Suggest Post Ischemic Stroke Treatment
I read your question carefully and I understand your concern.
Ischemic stroke means a blockage of a blood vessel in the brain circulation. As a result an area of the brain does not get blood supply and is damaged. Depending on whether it is a large blood vessel or a small one as well as the precise area involved, it can leave from invalidating damage (even death) to minor damage which is well compensated in time by the brain. Luckily for you it was the minor case.
Now the current stroke has gone, you've already seen the worst of it. However that doesn't exclude another blood vessel being affected in the future, another stroke in a different area.
For that reason it is necessary to search for the origin of this first stroke in order to take measures to prevent it from happening again.
Most common causes are atherosclerosis of the occluded vessel or emboli (traveling blood clots) coming from elsewhere in the circulation which could be from the heart or clots formed on atherosclerotic plaques in the big main arteries. There is also venous thrombosis similar to the DVT but in the brain.
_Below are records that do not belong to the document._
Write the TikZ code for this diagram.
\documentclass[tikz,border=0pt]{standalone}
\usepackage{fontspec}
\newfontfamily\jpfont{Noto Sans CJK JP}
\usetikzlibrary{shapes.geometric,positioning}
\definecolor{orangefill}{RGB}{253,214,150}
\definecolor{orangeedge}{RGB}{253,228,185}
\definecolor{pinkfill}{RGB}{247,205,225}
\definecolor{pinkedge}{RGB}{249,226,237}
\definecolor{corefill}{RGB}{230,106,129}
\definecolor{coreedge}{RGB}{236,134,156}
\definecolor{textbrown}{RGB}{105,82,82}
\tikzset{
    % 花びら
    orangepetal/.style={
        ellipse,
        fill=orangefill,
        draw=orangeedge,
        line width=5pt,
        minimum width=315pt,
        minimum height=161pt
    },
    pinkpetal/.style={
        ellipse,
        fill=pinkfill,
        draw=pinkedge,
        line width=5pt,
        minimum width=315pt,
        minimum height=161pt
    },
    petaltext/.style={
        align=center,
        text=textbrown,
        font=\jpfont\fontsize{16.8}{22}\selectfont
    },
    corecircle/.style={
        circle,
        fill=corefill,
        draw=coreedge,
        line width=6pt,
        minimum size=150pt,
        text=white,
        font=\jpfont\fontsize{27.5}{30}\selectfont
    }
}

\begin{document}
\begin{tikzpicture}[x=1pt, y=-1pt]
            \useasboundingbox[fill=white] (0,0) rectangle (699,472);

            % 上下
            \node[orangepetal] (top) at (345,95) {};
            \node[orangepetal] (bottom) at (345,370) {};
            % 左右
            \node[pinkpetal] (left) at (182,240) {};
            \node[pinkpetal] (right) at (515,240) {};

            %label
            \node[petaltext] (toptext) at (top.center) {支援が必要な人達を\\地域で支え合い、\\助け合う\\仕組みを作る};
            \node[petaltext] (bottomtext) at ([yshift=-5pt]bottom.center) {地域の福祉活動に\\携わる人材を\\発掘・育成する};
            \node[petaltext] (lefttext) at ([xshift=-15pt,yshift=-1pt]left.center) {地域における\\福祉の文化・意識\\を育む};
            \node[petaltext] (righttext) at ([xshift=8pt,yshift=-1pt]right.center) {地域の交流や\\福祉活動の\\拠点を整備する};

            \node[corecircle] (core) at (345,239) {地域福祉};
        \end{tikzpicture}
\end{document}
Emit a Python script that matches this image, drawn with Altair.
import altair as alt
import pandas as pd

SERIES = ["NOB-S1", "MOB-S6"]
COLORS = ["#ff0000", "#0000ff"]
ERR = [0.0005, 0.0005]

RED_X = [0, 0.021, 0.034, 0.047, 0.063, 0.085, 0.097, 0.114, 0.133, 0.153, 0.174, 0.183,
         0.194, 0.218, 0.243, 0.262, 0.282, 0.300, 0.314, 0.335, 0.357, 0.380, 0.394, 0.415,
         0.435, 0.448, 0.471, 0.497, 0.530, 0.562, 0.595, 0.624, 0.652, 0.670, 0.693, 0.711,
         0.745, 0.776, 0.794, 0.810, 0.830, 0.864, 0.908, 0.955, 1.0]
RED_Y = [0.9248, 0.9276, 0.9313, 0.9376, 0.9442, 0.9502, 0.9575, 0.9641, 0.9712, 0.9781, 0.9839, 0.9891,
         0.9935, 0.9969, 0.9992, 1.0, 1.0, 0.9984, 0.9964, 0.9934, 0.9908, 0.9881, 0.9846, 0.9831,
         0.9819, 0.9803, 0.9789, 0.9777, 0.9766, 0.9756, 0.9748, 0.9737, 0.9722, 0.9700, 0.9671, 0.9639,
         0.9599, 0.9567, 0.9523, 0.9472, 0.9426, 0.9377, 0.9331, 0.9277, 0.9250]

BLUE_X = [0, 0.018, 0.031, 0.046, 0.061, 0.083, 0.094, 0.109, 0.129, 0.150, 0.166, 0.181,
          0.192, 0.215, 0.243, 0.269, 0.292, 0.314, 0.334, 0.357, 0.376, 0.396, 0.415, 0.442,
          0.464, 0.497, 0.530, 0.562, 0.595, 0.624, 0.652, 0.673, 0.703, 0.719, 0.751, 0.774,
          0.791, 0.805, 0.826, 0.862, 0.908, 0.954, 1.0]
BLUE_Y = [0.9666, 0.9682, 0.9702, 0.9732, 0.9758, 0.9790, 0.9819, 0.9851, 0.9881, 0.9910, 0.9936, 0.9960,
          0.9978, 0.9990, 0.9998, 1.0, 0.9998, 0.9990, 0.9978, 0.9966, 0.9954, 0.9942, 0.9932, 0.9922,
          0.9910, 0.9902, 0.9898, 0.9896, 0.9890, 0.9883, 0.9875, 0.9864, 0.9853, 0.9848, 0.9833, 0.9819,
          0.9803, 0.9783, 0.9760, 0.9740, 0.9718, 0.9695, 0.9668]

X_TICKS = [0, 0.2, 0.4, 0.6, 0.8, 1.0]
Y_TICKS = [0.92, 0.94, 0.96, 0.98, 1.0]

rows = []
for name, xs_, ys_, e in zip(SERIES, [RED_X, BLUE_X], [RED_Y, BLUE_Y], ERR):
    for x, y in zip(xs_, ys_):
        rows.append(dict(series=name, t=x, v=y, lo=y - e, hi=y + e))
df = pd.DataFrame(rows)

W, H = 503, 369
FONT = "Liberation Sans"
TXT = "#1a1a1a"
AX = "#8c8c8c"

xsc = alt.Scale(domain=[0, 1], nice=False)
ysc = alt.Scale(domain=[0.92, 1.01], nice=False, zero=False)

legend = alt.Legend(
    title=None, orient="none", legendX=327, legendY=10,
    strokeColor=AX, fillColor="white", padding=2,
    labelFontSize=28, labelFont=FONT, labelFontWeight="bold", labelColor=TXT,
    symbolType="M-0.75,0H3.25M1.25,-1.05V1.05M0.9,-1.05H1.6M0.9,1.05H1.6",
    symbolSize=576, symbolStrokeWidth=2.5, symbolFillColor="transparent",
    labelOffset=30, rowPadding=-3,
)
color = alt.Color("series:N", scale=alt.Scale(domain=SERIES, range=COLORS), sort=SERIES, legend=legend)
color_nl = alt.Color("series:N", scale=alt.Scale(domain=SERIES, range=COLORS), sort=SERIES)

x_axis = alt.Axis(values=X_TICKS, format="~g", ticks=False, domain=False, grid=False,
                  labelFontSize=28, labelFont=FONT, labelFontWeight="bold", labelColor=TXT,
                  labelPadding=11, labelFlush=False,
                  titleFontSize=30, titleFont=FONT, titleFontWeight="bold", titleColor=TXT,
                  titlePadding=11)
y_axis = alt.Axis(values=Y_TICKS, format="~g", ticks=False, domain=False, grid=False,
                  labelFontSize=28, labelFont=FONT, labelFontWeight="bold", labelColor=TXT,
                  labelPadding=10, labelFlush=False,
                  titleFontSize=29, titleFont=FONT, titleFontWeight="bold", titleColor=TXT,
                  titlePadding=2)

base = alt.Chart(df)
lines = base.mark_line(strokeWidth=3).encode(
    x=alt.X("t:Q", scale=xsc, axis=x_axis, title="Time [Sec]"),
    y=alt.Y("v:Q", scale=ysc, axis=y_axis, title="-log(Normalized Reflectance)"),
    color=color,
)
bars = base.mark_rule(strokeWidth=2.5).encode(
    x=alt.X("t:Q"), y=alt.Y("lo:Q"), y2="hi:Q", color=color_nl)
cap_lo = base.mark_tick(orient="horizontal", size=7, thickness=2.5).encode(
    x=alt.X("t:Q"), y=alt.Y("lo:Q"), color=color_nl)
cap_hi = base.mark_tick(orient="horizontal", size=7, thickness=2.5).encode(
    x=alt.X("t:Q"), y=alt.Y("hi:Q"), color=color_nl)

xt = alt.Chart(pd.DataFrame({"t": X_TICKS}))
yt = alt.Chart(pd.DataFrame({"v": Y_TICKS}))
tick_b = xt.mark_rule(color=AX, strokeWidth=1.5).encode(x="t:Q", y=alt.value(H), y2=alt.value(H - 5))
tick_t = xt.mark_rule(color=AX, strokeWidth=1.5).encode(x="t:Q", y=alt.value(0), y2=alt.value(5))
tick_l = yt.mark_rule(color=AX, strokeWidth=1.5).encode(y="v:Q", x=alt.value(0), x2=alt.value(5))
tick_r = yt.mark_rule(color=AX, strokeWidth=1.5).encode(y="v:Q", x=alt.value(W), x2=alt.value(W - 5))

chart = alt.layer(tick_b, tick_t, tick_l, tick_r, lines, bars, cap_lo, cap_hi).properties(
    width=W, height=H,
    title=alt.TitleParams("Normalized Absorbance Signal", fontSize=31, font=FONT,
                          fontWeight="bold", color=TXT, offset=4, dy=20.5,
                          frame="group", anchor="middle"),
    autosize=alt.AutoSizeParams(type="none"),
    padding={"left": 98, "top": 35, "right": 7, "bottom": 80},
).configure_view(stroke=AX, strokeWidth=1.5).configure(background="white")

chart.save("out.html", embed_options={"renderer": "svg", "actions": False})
So a battery of tests when in hospital is necessary like head imaging (CT or preferably MRI), Doppler ultrasound of neck and brain vessels, heart ultrasound and EKG. When these reveal nothing abnormal it is often pushed further with transesophageal ecocardiography or prolonged Holter EKG. Some routine blood tests are done as well such as blood count, glucose, lipid panel, electrolytes, liver and kidney function tests, some coagulation tests. Perhaps you've done most of that already, your primary physician should check the documentation.
Looking at your medical history you have already some risk factors. You have a history of thrombosis predisposition, DVT and PE so it should be looked in the heart for a foramen ovale, a hole between your heart chambers (20% of people have it) which in case of thrombi in the veins could allow traveling thrombi to enter the left side of the heart and the arterial circulation and go to the brain. So if that is the case it can be closed surgically to prevent it from happening again.
You also have polycythemia which increases blood viscosity and increases risk for thrombosis.
There is also diabetes which favours formation of atherosclerotic plaques.
So to answer your questions:
Is there anything in particular that absolutely should be followed through with? - it should absolutely be searched for the origin in order to choose the best strategy of prevention for the future. The best strategy could be the current one with Aspirin and Plavix, diabetes and hypertension treatment, could be anticoagulants or in some cases even surgical procedures.
Is there anything that will happen if certain procedures are not done? - there is the risk of a another stroke in the future. The risk will always be there considering your many conditions and predisposition for blood vessel problems, the question is to lower it as much as possible.
I remain at your disposal for further questions
Thank you for the feedback and the additional info.
If we are referring to the stroke then the specialist to evaluate it is a neurologist, depending on where you live and availability it would be preferable to be a neurologist with vascular neurology as a subspecialty (if not available a general neurologist), he can review all the tests and decide on the most probable cause and the best prevention.
That doesn't necessarily mean the need for other specialists is excluded. Considering the different conditions you have, hematologist or endocrinologist periodic consults are needed for the myeloproliferative condition and diabetes.
If I were to judge from what you refer (but I repeat all the tests reports are needed to make a complete picture), I believe that for at least part of your problems the primary cause may already be known. The myeloproliferative condition can be at the root or at least play a part in your history of portal vein thrombosis, DVT, PE as well as the recent stroke it predisposes to all of them and is the most probable cause. They are all thrombotic occlusions of blood vessels, it is a similar process only manifesting in different sites. Unfortunately since it is a genetic condition it can not be completely removed, only its consequences be mitigated, lower the risk of such thrombotic complications. The best medication for that you are already taking aspirin and plavix.
As for surgical procedures if the narrowing caused by plaques is less than 50% it is not intervened surgically, only above 70% is there clear benefit. As for other possible procedures (rarely done) such as foramen ovale closure or vena cava filter that depends on the type of thrombosis and the rest of the imaging results.
I hope to have been of help.
Hello again and thank you for the appreciative words.
An endocrinologist is a medical doctor specialized in conditions related to hormonal imbalances, diabetes is such a condition, so an endocrinologist is the most specialized in that condition. I do not mean to say that your internist is not doing that well, diabetes is a very very common disease, often affecting other internal organs, so an internist has also a lot of expertise in dealing with it. I suggested an endocrinologist as you mentioned a specialist other then primary physician, but a good internal medicine specialist can follow diabetes just fine.
As for something to definitely stop the risk, I am sorry but there is no such a permanent solution, there will always be some risk in the background. As it is a genetic condition it can't be cured, only control it and its complications be reduced. For that the means at our disposal are phlebotomy and the antiaggregants (aspirin and plavix). There is also hydroxyurea, but I think I saw you mention in some past question that you didn't tolerate that.
I hope these measures will be enough to prevent further episodes.
I hope things work out for the best.